The names of types should be clear and informative, and should always start with a capital. If the name of a type consists of multiple words, each new word should start with a capital. The constructors of a type should also start with a capital.

Function names

Function names should *not* start with a capital, but when a function consists of multiple words, each new word, except the first one should start with a capital. By starting types and constructors with a capital and, functions without one, the difference between a constructor and a function is immediately clear for the reader of a program.

Module names

For modules, the same guidelines apply as for naming types. Names should be informative and preferably short.

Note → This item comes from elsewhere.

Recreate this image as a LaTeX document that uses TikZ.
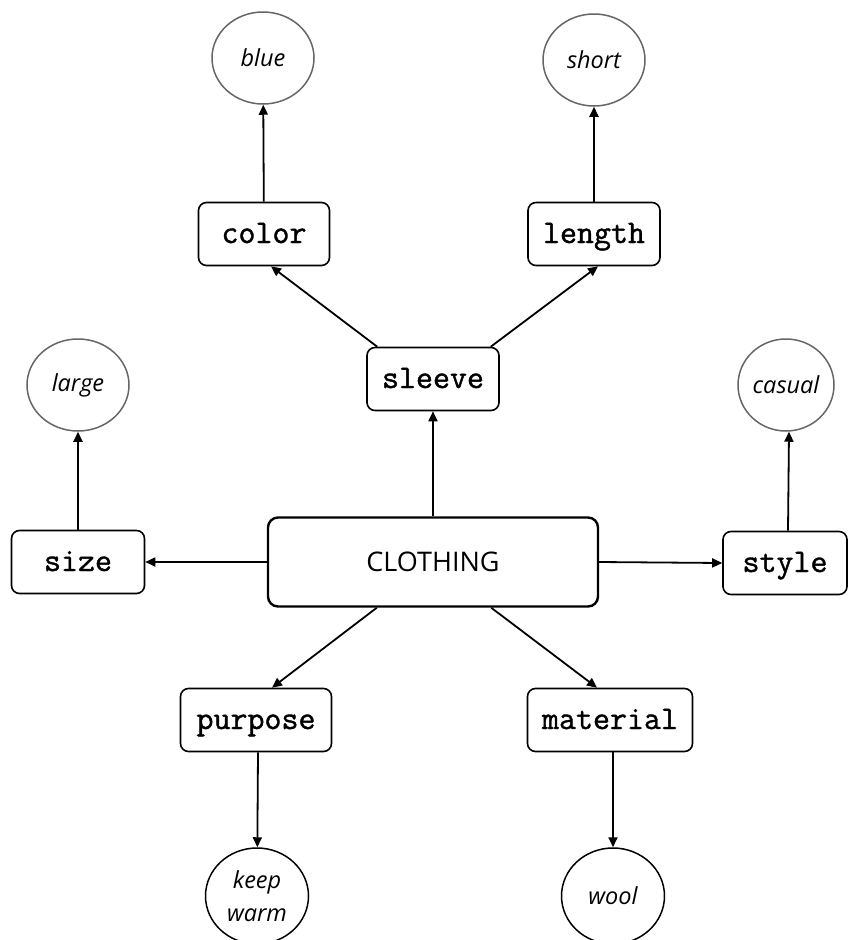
\documentclass[tikz,border=0pt]{standalone}
\usepackage{fontspec}
\setmainfont{Open Sans}
\newfontfamily\codefont[FakeBold=1.2]{Latin Modern Mono}
\usetikzlibrary{shapes.geometric, arrows.meta}

\begin{document}
\begin{tikzpicture}[x=1pt, y=-1pt,
  attr/.style={draw=black, line width=1.6pt, rounded corners=8pt,
    minimum height=63pt, inner sep=0pt, text height=24pt, text depth=6pt,
    font=\codefont\fontsize{33}{36}\selectfont},
  root/.style={draw=black, line width=2.4pt, rounded corners=10pt,
    minimum width=330pt, minimum height=89pt, inner sep=0pt,
    font=\fontsize{27}{32}\selectfont},
  val/.style={ellipse, draw=black!60, line width=1.5pt,
    minimum width=102pt, minimum height=92pt, inner sep=0pt, align=center,
    font=\itshape\fontsize{23.5}{33}\selectfont},
  valdark/.style={val, draw=black},
  link/.style={-{Triangle[length=10pt,width=9pt]}, line width=1.8pt}
]
\useasboundingbox (0,0) rectangle (848,940);

% central concept
\node[root] (clothing) at (433,562) {CLOTHING};

% attributes
\node[attr, minimum width=132pt] (sleeve)   at (433,379) {sleeve};
\node[attr, minimum width=131pt] (color)    at (264,234) {color};
\node[attr, minimum width=132pt] (length)   at (594,234) {length};
\node[attr, minimum width=133pt] (size)     at (78,562)  {size};
\node[attr, minimum width=124pt] (style)    at (785,563) {style};
\node[attr, minimum width=151pt] (purpose)  at (256,720) {purpose};
\node[attr, minimum width=165pt] (material) at (610,720) {material};

% values
\node[val] (blue)   at (263,58)  {blue};
\node[val] (short)  at (594,60)  {short};
\node[val] (large)  at (78,385)  {large};
\node[val, minimum width=96pt] (casual) at (786,385) {casual};
\node[valdark, minimum width=103pt, minimum height=96pt] (keep) at (257,896) {keep\\warm};
\node[valdark, minimum width=103pt, minimum height=96pt] (wool) at (613,896) {wool};

% connectors
\draw[link] (clothing) -- (sleeve);
\draw[link] ([xshift=11pt]sleeve.north west) -- ([xshift=7pt]color.south);
\draw[link] ([xshift=-9pt]sleeve.north east) -- ([xshift=4pt]length.south);
\draw[link] (clothing.west) -- (size.east);
\draw[link] (clothing.east) -- (style.west);
\draw[link] ([xshift=110pt]clothing.south west) -- ([xshift=16pt]purpose.north);
\draw[link] ([xshift=-108pt]clothing.south east) -- ([xshift=-13pt]material.north);

\draw[link] (color) -- (blue);
\draw[link] (length) -- (short);
\draw[link] (size) -- (large);
\draw[link] ([xshift=3pt]style.north) -- ([xshift=3pt]casual.south);
\draw[link] ([xshift=2pt]purpose.south) -- (keep);
\draw[link] ([xshift=3pt]material.south) -- (wool);
\end{tikzpicture}
\end{document}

When a library module is not meant for direct imports by end users, but should only used by experts in modules that for example provide a more friendly interface, you should prefix the name of that module with an underscore character.

Argument order

While there are no hard demands on the order in which you specify the arguments of functions, there are two rules which make your functions easier to use and somewhat more clear:

  • State representing arguments such as the common *World type argument, should be at the end of the argument list.
  • Arguments which are used as "options" in some way should be at the beginning of the arguments. This makes it easy to pass in options by currying.


A concise description of the purpose of a function and the meaning of its input and output parameters should be present in the .dcl file for all exported functions.


Whitespace may be used to format functions. When tabs are used for alignment, they are considered to be four spaces wide.